"La Cour a décidé d'allouer le montant de 220 000 euros" aux parents de cet enfant né en décembre 2001 "au titre de dommage matériel et moral", a indiqué dans un communiqué la juridiction de la Cour européenne des droits de l'homme qui siège à Strasbourg. Le 3 février 2022, la CEDH avait condamné la France pour avoir refusé d'indemniser le handicap de cet enfant en appliquant rétroactivement la loi dite "anti-arrêt Perruche". La Cour avait alors accordé aux requérants près de 25 000 euros pour frais et dépens mais n'avait pas tranché la question des dommages matériel et moral.
Interprétation erronée de l'échographie
L'enfant des requérants est atteint d'un ensemble de malformations désignées sous le terme de "syndrome de VACTERL". Un diagnostic réalisé quelques mois avant la naissance n'avait pourtant révélé aucune anomalie, avait expliqué la Cour dans arrêt rendu en 2022. S'appuyant notamment sur une expertise qui pointait une interprétation erronée des échographies, les parents avaient engagé une procédure devant les tribunaux afin que "les charges particulières résultant du handicap de leur enfant" soient indemnisées. Mais, au terme d'un parcours juridique de plusieurs années, ils avaient été déboutés par la justice administrative qui avait invoqué notamment des dispositions de la loi Kouchner, dite "anti-arrêt Perruche".

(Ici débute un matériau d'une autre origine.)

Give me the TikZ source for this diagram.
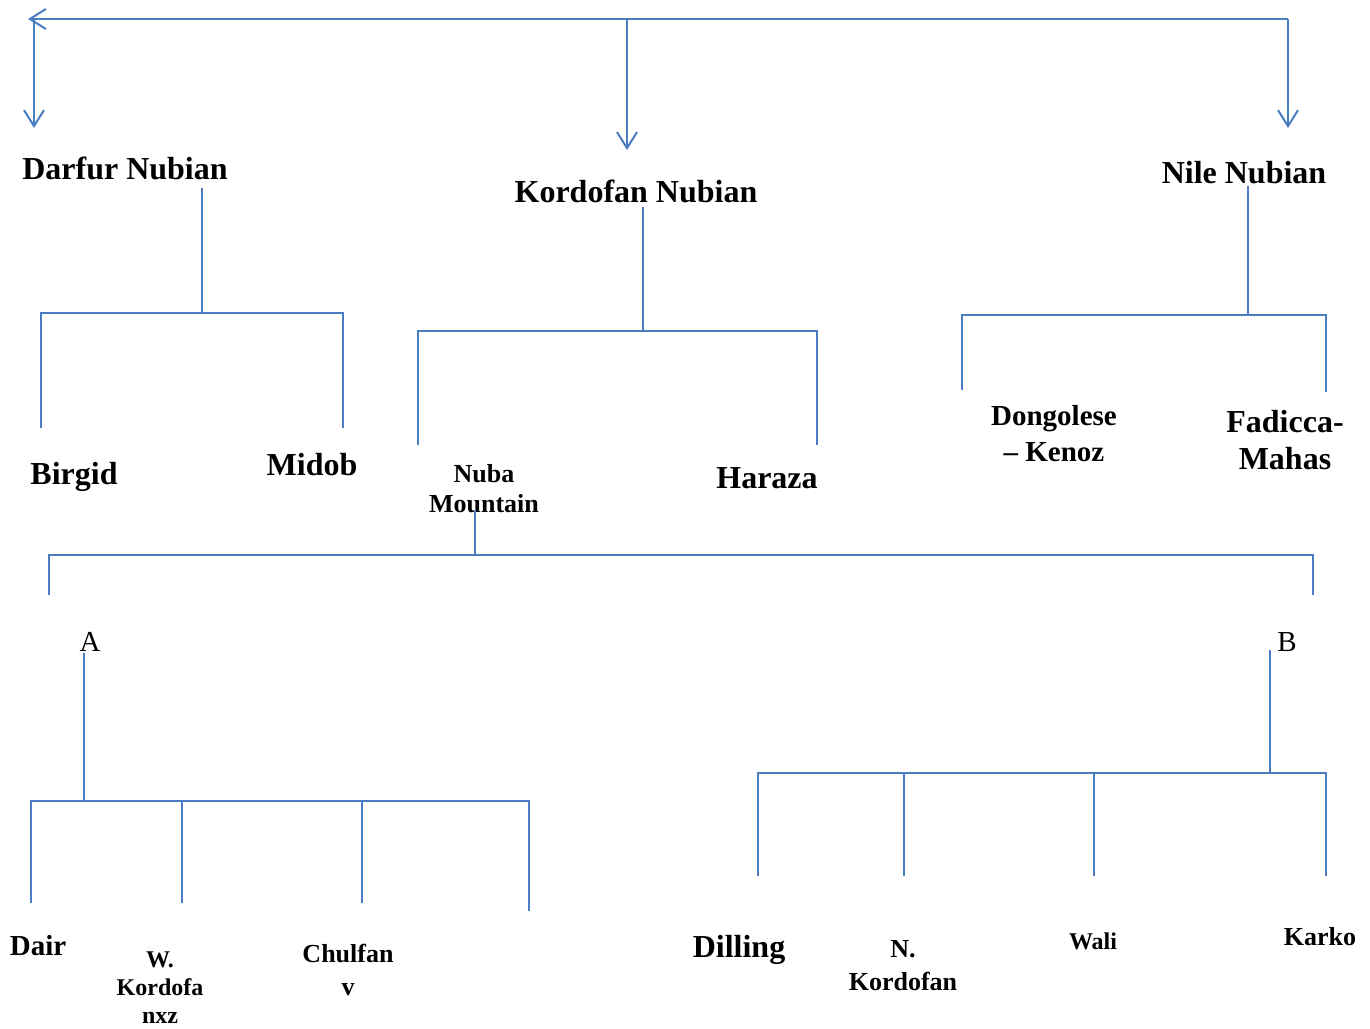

Perruche : une rubéole non détectée
Ce texte avait été voté en mars 2002, quelques mois après la naissance de l'enfant des requérants, afin de mettre fin à la jurisprudence "Perruche", du nom de Nicolas Perruche, né gravement handicapé en raison d'une rubéole contractée par sa mère mais non détectée durant la grossesse. Nicolas Perruche avait obtenu en 2000 de la Cour de cassation le droit à être indemnisé, décision qui avait soulevé une vaste polémique et conduit deux ans plus tard au vote de la loi Kouchner. La CEDH avait estimé que dans le cas de cette famille guadeloupéenne, la France n'aurait pas dû appliquer cette loi de manière rétroactive car cela contrevient à la Convention européenne des droits de l'Homme. Elle avait estimé que ce litige "s'inscrit dans la suite des affaires Maurice et Draon", deux dossiers français dans lesquels le bras judiciaire du Conseil de l'Europe avait déjà condamné Paris en 2005 pour avoir appliqué rétroactivement la loi Kouchner.